Do not copy the pictures; transcribe all other material exactly.
-.-.-
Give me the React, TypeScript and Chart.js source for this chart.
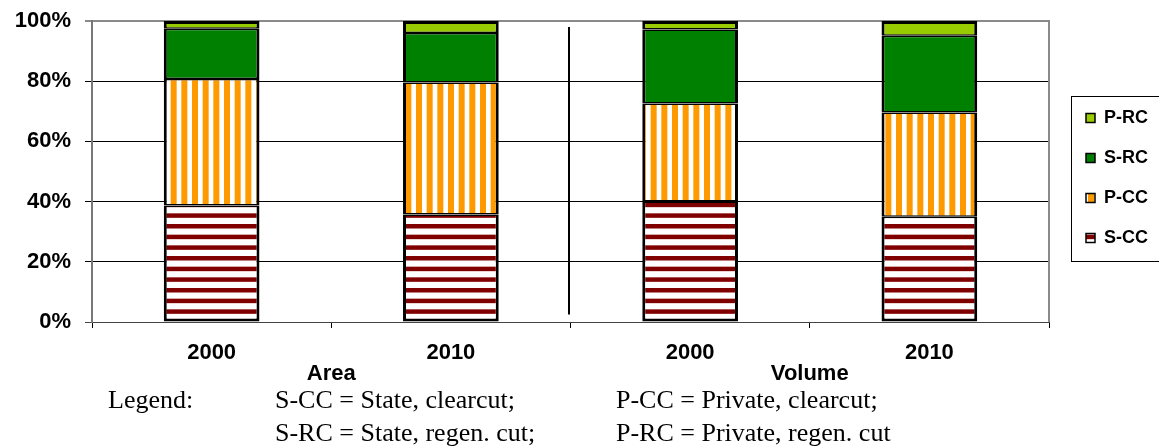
import React, { useEffect, useRef } from 'react';
import { Chart, registerables } from 'chart.js';

Chart.register(...registerables);

// ---- data ----
const categories = ['2000', '2010', '2000', '2010'];
const groupLabels = ['Area', 'Volume'];
const yTicks = [0, 20, 40, 60, 80, 100];
const sCC = [38.7, 35.7, 40.0, 35.0];
const pCC = [42.0, 43.9, 32.6, 34.6];
const sRC = [16.7, 16.4, 24.6, 25.5];
const pRC = [2.6, 4.0, 2.8, 4.9];
const dividerRange = [98, 2.5];
const footLine1 = ['Legend:', 'S-CC = State, clearcut;', 'P-CC = Private, clearcut;'];
const footLine2 = ['', 'S-RC = State, regen. cut;', 'P-RC = Private, regen. cut'];

const SANS = "'Liberation Sans', Arial, sans-serif";
const SERIF = "'Liberation Serif', 'Times New Roman', serif";
const LEGEND_FONT = 18;
const LEGEND_PAD = 22;

function makeStripes(ctx: CanvasRenderingContext2D, horizontal: boolean, color: string, band: number) {
  const period = 32 / 3;
  const c = document.createElement('canvas');
  c.width = horizontal ? 4 : 32;
  c.height = horizontal ? 32 : 4;
  const g = c.getContext('2d')!;
  g.fillStyle = '#ffffff';
  g.fillRect(0, 0, c.width, c.height);
  g.fillStyle = color;
  for (let k = 0; k < 3; k++) {
    const p = k * period;
    if (horizontal) g.fillRect(0, p, c.width, band);
    else g.fillRect(p, 0, band, c.height);
  }
  return ctx.createPattern(c, 'repeat')!;
}

const decorPlugin = {
  id: 'decor',
  afterLayout(chart: any) {
    const L = chart.legend;
    if (L) {
      L.left += 15;
      L.right += 15;
      L.top += 6.5;
      L.bottom += 6.5;
    }
  },
  afterDatasetsDraw(chart: any) {
    const { ctx } = chart;
    const xs = chart.scales.x;
    const ys = chart.scales.y;
    const x = Math.round((xs.getPixelForValue(1) + xs.getPixelForValue(2)) / 2) - 2;
    ctx.save();
    ctx.strokeStyle = '#000';
    ctx.lineWidth = 2;
    ctx.beginPath();
    ctx.moveTo(x, ys.getPixelForValue(dividerRange[0]));
    ctx.lineTo(x, ys.getPixelForValue(dividerRange[1]));
    ctx.stroke();
    ctx.restore();
  },
  afterDraw(chart: any) {
    const { ctx, chartArea } = chart;
    ctx.save();
    // right plot border
    ctx.strokeStyle = '#8a8a8a';
    ctx.lineWidth = 2;
    ctx.beginPath();
    ctx.moveTo(chartArea.right, chartArea.top - 1);
    ctx.lineTo(chartArea.right, chartArea.bottom);
    ctx.stroke();
    // legend frame
    const L = chart.legend;
    if (L && L.columnSizes && L.columnSizes[0]) {
      const colH = L.columnSizes[0].height;
      const y0 = (L.top + LEGEND_PAD + L.bottom - colH) / 2;
      const n = L.legendItems.length;
      const top = Math.round(y0 - 13);
      const bottom = Math.round(y0 + (n - 1) * (LEGEND_FONT + LEGEND_PAD) + LEGEND_FONT + 14);
      const left = Math.round(L.left + LEGEND_PAD - 15);
      ctx.strokeStyle = '#000';
      ctx.lineWidth = 1;
      ctx.strokeRect(left + 0.5, top + 0.5, chart.width, bottom - top);
    }
    ctx.restore();
  },
};

export default function App() {
  const canvasRef = useRef<HTMLCanvasElement | null>(null);

  useEffect(() => {
    const canvas = canvasRef.current!;
    const ctx = canvas.getContext('2d')!;
    const sccFill = makeStripes(ctx, true, '#800000', 4.5);
    const pccFill = makeStripes(ctx, false, '#FF9900', 6);
    const bw = 3;
    const hb = 1.5;
    const common = {
      borderColor: '#000000',
      borderSkipped: false as const,
      barPercentage: 0.4,
      categoryPercentage: 1,
      inflateAmount: 0,
    };
    const bold = (size: number) => ({ family: SANS, size, weight: 'bold' as const });

    const chart = new Chart(canvas, {
      type: 'bar',
      data: {
        labels: categories,
        datasets: [
          { label: 'S-CC', data: sCC, backgroundColor: sccFill, borderWidth: { top: hb, bottom: bw, left: bw, right: bw }, ...common },
          { label: 'P-CC', data: pCC, backgroundColor: pccFill, borderWidth: { top: hb, bottom: hb, left: bw, right: bw }, ...common },
          { label: 'S-RC', data: sRC, backgroundColor: '#008000', borderWidth: { top: hb, bottom: hb, left: bw, right: bw }, ...common },
          { label: 'P-RC', data: pRC, backgroundColor: '#99CC00', borderWidth: { top: bw, bottom: hb, left: bw, right: bw }, ...common },
        ],
      },
      options: {
        responsive: false,
        animation: false,
        devicePixelRatio: 1,
        layout: { padding: { top: 21, left: 0, right: 16, bottom: 58 } },
        plugins: {
          tooltip: { enabled: false },
          legend: {
            position: 'right',
            reverse: true,
            fullSize: false,
            labels: {
              boxWidth: 9,
              boxHeight: 9,
              padding: LEGEND_PAD,
              color: '#000',
              font: bold(LEGEND_FONT),
              generateLabels: (ch: any) =>
                (Chart.defaults.plugins.legend.labels as any)
                  .generateLabels(ch)
                  .map((l: any) => ({ ...l, lineWidth: 1.5, strokeStyle: '#000' })),
            },
          },
        },
        scales: {
          x: {
            stacked: true,
            offset: true,
            weight: 0,
            grid: { offset: true, drawOnChartArea: false, tickLength: 6, color: '#000' },
            border: { color: '#444', width: 1 },
            ticks: { color: '#000', font: bold(22), padding: 12, autoSkip: false, maxRotation: 0 },
            afterFit: (s: any) => { s.height = 38; },
          },
          x2: {
            type: 'category',
            labels: groupLabels,
            position: 'bottom',
            offset: true,
            weight: 1,
            grid: { display: false, drawTicks: false },
            border: { display: false },
            ticks: { color: '#000', font: bold(22), padding: 1, autoSkip: false, maxRotation: 0 },
            afterFit: (s: any) => { s.height = 28; },
          },
          y: {
            stacked: true,
            min: 0,
            max: 100,
            afterBuildTicks: (s: any) => { s.ticks = yTicks.map((v) => ({ value: v })); },
            ticks: { color: '#000', font: bold(22), padding: 14, callback: (v: any) => v + '%' },
            grid: {
              tickLength: 7,
              color: (c: any) => (c.tick && c.tick.value === 100 ? '#8a8a8a' : c.tick && c.tick.value === 0 ? '#444' : '#000'),
              lineWidth: (c: any) => (c.tick && c.tick.value === 100 ? 2 : 1),
            },
            border: { color: '#777', width: 2 },
            afterFit: (s: any) => {
              s.width = 92;
              s.paddingTop = 0;
              s.paddingBottom = 0;
            },
          },
        },
      },
      plugins: [decorPlugin],
    } as any);
    return () => chart.destroy();
  }, []);

  const lineStyle = (top: number): React.CSSProperties => ({
    position: 'absolute',
    top,
    left: 0,
    width: 1159,
    height: 26,
    fontFamily: SERIF,
    fontSize: 26,
    lineHeight: '26px',
    color: '#000',
    whiteSpace: 'nowrap',
  });
  const cols = [108, 275, 616];

  return (
    <div style={{ position: 'fixed', left: 0, top: 0, width: 1159, height: 446, background: '#fff', overflow: 'hidden' }}>
      <canvas ref={canvasRef} width={1159} height={446} style={{ display: 'block', width: 1159, height: 446 }} />
      {[footLine1, footLine2].map((line, li) => (
        <div key={li} style={lineStyle(li === 0 ? 387 : 420)}>
          {line.map((t, i) => (
            <span key={i} style={{ position: 'absolute', left: cols[i], top: 0 }}>{t}</span>
          ))}
        </div>
      ))}
    </div>
  );
}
-.-.-
■ **RESULT OF THE TASK**:
Give me the React, TypeScript and Chart.js source for this chart.
import React, { useEffect, useRef } from 'react';
import { Chart, registerables } from 'chart.js';

Chart.register(...registerables);

// ---- data ----
const categories = ['2000', '2010', '2000', '2010'];
const groupLabels = ['Area', 'Volume'];
const yTicks = [0, 20, 40, 60, 80, 100];
const sCC = [38.7, 35.7, 40.0, 35.0];
const pCC = [42.0, 43.9, 32.6, 34.6];
const sRC = [16.7, 16.4, 24.6, 25.5];
const pRC = [2.6, 4.0, 2.8, 4.9];
const dividerRange = [98, 2.5];
const footLine1 = ['Legend:', 'S-CC = State, clearcut;', 'P-CC = Private, clearcut;'];
const footLine2 = ['', 'S-RC = State, regen. cut;', 'P-RC = Private, regen. cut'];

const SANS = "'Liberation Sans', Arial, sans-serif";
const SERIF = "'Liberation Serif', 'Times New Roman', serif";
const LEGEND_FONT = 18;
const LEGEND_PAD = 22;

function makeStripes(ctx: CanvasRenderingContext2D, horizontal: boolean, color: string, band: number) {
  const period = 32 / 3;
  const c = document.createElement('canvas');
  c.width = horizontal ? 4 : 32;
  c.height = horizontal ? 32 : 4;
  const g = c.getContext('2d')!;
  g.fillStyle = '#ffffff';
  g.fillRect(0, 0, c.width, c.height);
  g.fillStyle = color;
  for (let k = 0; k < 3; k++) {
    const p = k * period;
    if (horizontal) g.fillRect(0, p, c.width, band);
    else g.fillRect(p, 0, band, c.height);
  }
  return ctx.createPattern(c, 'repeat')!;
}

const decorPlugin = {
  id: 'decor',
  afterLayout(chart: any) {
    const L = chart.legend;
    if (L) {
      L.left += 15;
      L.right += 15;
      L.top += 6.5;
      L.bottom += 6.5;
    }
  },
  afterDatasetsDraw(chart: any) {
    const { ctx } = chart;
    const xs = chart.scales.x;
    const ys = chart.scales.y;
    const x = Math.round((xs.getPixelForValue(1) + xs.getPixelForValue(2)) / 2) - 2;
    ctx.save();
    ctx.strokeStyle = '#000';
    ctx.lineWidth = 2;
    ctx.beginPath();
    ctx.moveTo(x, ys.getPixelForValue(dividerRange[0]));
    ctx.lineTo(x, ys.getPixelForValue(dividerRange[1]));
    ctx.stroke();
    ctx.restore();
  },
  afterDraw(chart: any) {
    const { ctx, chartArea } = chart;
    ctx.save();
    // right plot border
    ctx.strokeStyle = '#8a8a8a';
    ctx.lineWidth = 2;
    ctx.beginPath();
    ctx.moveTo(chartArea.right, chartArea.top - 1);
    ctx.lineTo(chartArea.right, chartArea.bottom);
    ctx.stroke();
    // legend frame
    const L = chart.legend;
    if (L && L.columnSizes && L.columnSizes[0]) {
      const colH = L.columnSizes[0].height;
      const y0 = (L.top + LEGEND_PAD + L.bottom - colH) / 2;
      const n = L.legendItems.length;
      const top = Math.round(y0 - 13);
      const bottom = Math.round(y0 + (n - 1) * (LEGEND_FONT + LEGEND_PAD) + LEGEND_FONT + 14);
      const left = Math.round(L.left + LEGEND_PAD - 15);
      ctx.strokeStyle = '#000';
      ctx.lineWidth = 1;
      ctx.strokeRect(left + 0.5, top + 0.5, chart.width, bottom - top);
    }
    ctx.restore();
  },
};

export default function App() {
  const canvasRef = useRef<HTMLCanvasElement | null>(null);

  useEffect(() => {
    const canvas = canvasRef.current!;
    const ctx = canvas.getContext('2d')!;
    const sccFill = makeStripes(ctx, true, '#800000', 4.5);
    const pccFill = makeStripes(ctx, false, '#FF9900', 6);
    const bw = 3;
    const hb = 1.5;
    const common = {
      borderColor: '#000000',
      borderSkipped: false as const,
      barPercentage: 0.4,
      categoryPercentage: 1,
      inflateAmount: 0,
    };
    const bold = (size: number) => ({ family: SANS, size, weight: 'bold' as const });

    const chart = new Chart(canvas, {
      type: 'bar',
      data: {
        labels: categories,
        datasets: [
          { label: 'S-CC', data: sCC, backgroundColor: sccFill, borderWidth: { top: hb, bottom: bw, left: bw, right: bw }, ...common },
          { label: 'P-CC', data: pCC, backgroundColor: pccFill, borderWidth: { top: hb, bottom: hb, left: bw, right: bw }, ...common },
          { label: 'S-RC', data: sRC, backgroundColor: '#008000', borderWidth: { top: hb, bottom: hb, left: bw, right: bw }, ...common },
          { label: 'P-RC', data: pRC, backgroundColor: '#99CC00', borderWidth: { top: bw, bottom: hb, left: bw, right: bw }, ...common },
        ],
      },
      options: {
        responsive: false,
        animation: false,
        devicePixelRatio: 1,
        layout: { padding: { top: 21, left: 0, right: 16, bottom: 58 } },
        plugins: {
          tooltip: { enabled: false },
          legend: {
            position: 'right',
            reverse: true,
            fullSize: false,
            labels: {
              boxWidth: 9,
              boxHeight: 9,
              padding: LEGEND_PAD,
              color: '#000',
              font: bold(LEGEND_FONT),
              generateLabels: (ch: any) =>
                (Chart.defaults.plugins.legend.labels as any)
                  .generateLabels(ch)
                  .map((l: any) => ({ ...l, lineWidth: 1.5, strokeStyle: '#000' })),
            },
          },
        },
        scales: {
          x: {
            stacked: true,
            offset: true,
            weight: 0,
            grid: { offset: true, drawOnChartArea: false, tickLength: 6, color: '#000' },
            border: { color: '#444', width: 1 },
            ticks: { color: '#000', font: bold(22), padding: 12, autoSkip: false, maxRotation: 0 },
            afterFit: (s: any) => { s.height = 38; },
          },
          x2: {
            type: 'category',
            labels: groupLabels,
            position: 'bottom',
            offset: true,
            weight: 1,
            grid: { display: false, drawTicks: false },
            border: { display: false },
            ticks: { color: '#000', font: bold(22), padding: 1, autoSkip: false, maxRotation: 0 },
            afterFit: (s: any) => { s.height = 28; },
          },
          y: {
            stacked: true,
            min: 0,
            max: 100,
            afterBuildTicks: (s: any) => { s.ticks = yTicks.map((v) => ({ value: v })); },
            ticks: { color: '#000', font: bold(22), padding: 14, callback: (v: any) => v + '%' },
            grid: {
              tickLength: 7,
              color: (c: any) => (c.tick && c.tick.value === 100 ? '#8a8a8a' : c.tick && c.tick.value === 0 ? '#444' : '#000'),
              lineWidth: (c: any) => (c.tick && c.tick.value === 100 ? 2 : 1),
            },
            border: { color: '#777', width: 2 },
            afterFit: (s: any) => {
              s.width = 92;
              s.paddingTop = 0;
              s.paddingBottom = 0;
            },
          },
        },
      },
      plugins: [decorPlugin],
    } as any);
    return () => chart.destroy();
  }, []);

  const lineStyle = (top: number): React.CSSProperties => ({
    position: 'absolute',
    top,
    left: 0,
    width: 1159,
    height: 26,
    fontFamily: SERIF,
    fontSize: 26,
    lineHeight: '26px',
    color: '#000',
    whiteSpace: 'nowrap',
  });
  const cols = [108, 275, 616];

  return (
    <div style={{ position: 'fixed', left: 0, top: 0, width: 1159, height: 446, background: '#fff', overflow: 'hidden' }}>
      <canvas ref={canvasRef} width={1159} height={446} style={{ display: 'block', width: 1159, height: 446 }} />
      {[footLine1, footLine2].map((line, li) => (
        <div key={li} style={lineStyle(li === 0 ? 387 : 420)}>
          {line.map((t, i) => (
            <span key={i} style={{ position: 'absolute', left: cols[i], top: 0 }}>{t}</span>
          ))}
        </div>
      ))}
    </div>
  );
}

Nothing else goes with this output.